Sunday, March 11, 2007

The limits and prospects of digitization

I don't read the New York Times anymore, because its disgraceful performance on the political and military issues of the last five years has forced me to regard it as a giant disinformation effort. Yet the NYT still pays people to do really good articles on other subjects, and occasionally a friend or another blogger will alert me to something important there.

This time it's Ancarett I have to thank for an article called History, Digitized (and Abridged), which you should read fast before it recedes behind a paywall. It explains why when I go looking on the Web for historical pictures of the Suez Crisis or Iran's Islamic Revolution I don't find a lot. Digitizing costs a lot of money and archivists and librarians in rich countries are scratching their heads about how to pay for digitization, and how to prioritize.

Nonetheless, I was very impressed by what is being done. For instance:

Donald J. Waters, program officer for scholarly communication at the Mellon Foundation, said his foundation had also become increasingly selective over the years.

By way of example, Dr. Waters pointed to the papers of Matthew Parker, the archbishop of Canterbury in the 16th century who collected ancient manuscripts to prove the early existence of an independent English-speaking church that was responsible not to the pope but to the king of England. For centuries, those papers have been locked up at Corpus Christi College at Cambridge University. Mellon is financing a project to put them online.

"It takes a special skill to select stand-alone collections that have a durable appeal in the marketplace of scholars, which is the marketplace that Mellon cares most about," Dr. Waters said. "As interesting and as important as standout collections in individual libraries and archives might be, the mere fact of digitizing them does not mean that once they are online they will attract and sustain an audience."

The Parker collection, Dr. Waters said, meets all these criteria — it is a core collection for a variety of fields: linguistics, ecclesiastical and religious history, English history, art history, medieval studies. He added, however, that the materials have a long history of restricted access, largely to protect the materials because they are so important.

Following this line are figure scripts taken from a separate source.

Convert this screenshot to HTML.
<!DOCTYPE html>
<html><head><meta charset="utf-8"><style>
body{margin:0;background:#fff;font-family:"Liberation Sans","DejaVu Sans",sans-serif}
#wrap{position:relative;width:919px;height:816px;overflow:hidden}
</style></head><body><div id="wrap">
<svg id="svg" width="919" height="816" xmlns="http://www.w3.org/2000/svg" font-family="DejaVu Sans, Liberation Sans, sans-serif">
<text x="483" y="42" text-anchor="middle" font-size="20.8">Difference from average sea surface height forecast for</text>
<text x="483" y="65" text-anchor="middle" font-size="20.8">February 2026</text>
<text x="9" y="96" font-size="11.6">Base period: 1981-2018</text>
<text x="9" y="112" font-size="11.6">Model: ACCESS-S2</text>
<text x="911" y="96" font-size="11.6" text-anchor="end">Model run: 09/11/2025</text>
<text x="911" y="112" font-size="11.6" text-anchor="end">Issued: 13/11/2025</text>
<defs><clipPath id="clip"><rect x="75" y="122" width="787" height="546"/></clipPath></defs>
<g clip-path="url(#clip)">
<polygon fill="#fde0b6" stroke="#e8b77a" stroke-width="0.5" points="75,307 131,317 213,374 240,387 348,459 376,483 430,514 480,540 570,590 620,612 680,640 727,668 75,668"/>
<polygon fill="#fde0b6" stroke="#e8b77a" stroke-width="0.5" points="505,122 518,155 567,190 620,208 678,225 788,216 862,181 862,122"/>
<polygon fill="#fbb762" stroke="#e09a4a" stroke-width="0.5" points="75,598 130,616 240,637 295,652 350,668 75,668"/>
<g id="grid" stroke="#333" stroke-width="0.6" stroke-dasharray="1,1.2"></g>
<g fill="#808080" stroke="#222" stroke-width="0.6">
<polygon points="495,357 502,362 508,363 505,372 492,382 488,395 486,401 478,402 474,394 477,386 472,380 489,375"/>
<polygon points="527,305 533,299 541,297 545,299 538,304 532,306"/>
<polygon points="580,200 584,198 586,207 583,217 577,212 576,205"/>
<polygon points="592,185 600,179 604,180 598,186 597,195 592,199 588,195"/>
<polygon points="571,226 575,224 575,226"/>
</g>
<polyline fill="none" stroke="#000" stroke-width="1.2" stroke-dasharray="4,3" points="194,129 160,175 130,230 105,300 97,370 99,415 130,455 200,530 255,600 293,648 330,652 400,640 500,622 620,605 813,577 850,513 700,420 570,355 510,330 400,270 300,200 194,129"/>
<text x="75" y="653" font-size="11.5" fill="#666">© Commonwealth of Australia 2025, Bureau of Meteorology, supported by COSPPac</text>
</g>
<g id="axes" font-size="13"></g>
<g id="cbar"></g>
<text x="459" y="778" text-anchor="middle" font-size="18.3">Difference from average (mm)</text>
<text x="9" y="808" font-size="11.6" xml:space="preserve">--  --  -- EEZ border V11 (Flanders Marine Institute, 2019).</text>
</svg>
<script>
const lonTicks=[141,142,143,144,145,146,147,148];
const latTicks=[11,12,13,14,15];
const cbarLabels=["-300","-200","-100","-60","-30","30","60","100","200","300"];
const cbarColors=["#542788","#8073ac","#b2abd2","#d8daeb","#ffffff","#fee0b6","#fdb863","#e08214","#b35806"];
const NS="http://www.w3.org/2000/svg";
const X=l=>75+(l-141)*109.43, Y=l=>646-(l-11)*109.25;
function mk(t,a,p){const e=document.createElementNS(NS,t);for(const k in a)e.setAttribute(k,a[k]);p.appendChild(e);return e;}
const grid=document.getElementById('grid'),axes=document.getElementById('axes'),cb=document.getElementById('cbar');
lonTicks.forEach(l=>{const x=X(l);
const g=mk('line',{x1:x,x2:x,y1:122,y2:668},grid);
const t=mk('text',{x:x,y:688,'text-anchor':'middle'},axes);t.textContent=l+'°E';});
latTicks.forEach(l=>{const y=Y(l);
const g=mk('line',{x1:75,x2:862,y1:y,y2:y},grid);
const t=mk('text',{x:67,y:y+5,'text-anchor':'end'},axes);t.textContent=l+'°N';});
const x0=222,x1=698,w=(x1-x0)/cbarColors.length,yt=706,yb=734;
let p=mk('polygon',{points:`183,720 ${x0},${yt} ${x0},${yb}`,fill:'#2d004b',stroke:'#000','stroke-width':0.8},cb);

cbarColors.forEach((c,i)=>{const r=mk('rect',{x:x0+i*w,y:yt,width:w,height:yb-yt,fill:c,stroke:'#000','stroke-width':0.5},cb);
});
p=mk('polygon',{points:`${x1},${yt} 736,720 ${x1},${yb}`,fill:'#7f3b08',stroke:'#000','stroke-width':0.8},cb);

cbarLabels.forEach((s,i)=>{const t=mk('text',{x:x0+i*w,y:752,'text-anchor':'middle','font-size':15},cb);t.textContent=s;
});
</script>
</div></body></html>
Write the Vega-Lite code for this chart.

"Digitization would allow much broader access to the contents," he said, "which is sufficient for much research, without exposing the physical manuscripts to added handling."

If that's not good enough for you (and medievalists will be slavering) how about this:

...a virtual version of the vast Forbidden City in Beijing, which I.B.M. is building in partnership with China's Ministry of Culture. When it is finished, early next year, the site will include interactive, three-dimensional images of ancient thrones, artwork and military implements.

The point of this article is that as some works get more available, others risk being ignored because they are too difficult to digitize, or too obscure. But then many medievalists and a variety of other scholars have known this "problem" in another form for a very long time. Most medieval and ancient works are generally accessed in editions by modern scholars, which are often a digest or compilation of different versions of the work as it is passed down in manuscript (handwritten form). Most old works are not available in the form the original author wrote them, but in a variety of copies. Most scholars, even those working on the hard problems in the original language, are content with printed editions, but there are some things you will never figure out unless you go to the national library of some European country and look at the mss. (manuscripts).

And then there are all the works not yet edited. Lots of things haven't been read in a long time. Someone once pointed out to me (I wish I could remember who) that most doctoral dissertations written by scholars in the Middle Ages haven't been read since the guy passed his oral exam!

So there are many discoveries made, and yet to be made, by people determined enough to look at the old documents (or objects) and not just at the printed version in a convenient book at the closest good library. Or at the webbed version.

I guess we do have to hope that the old stuff continues to be stored and made available, but this new problem is not really so new at all.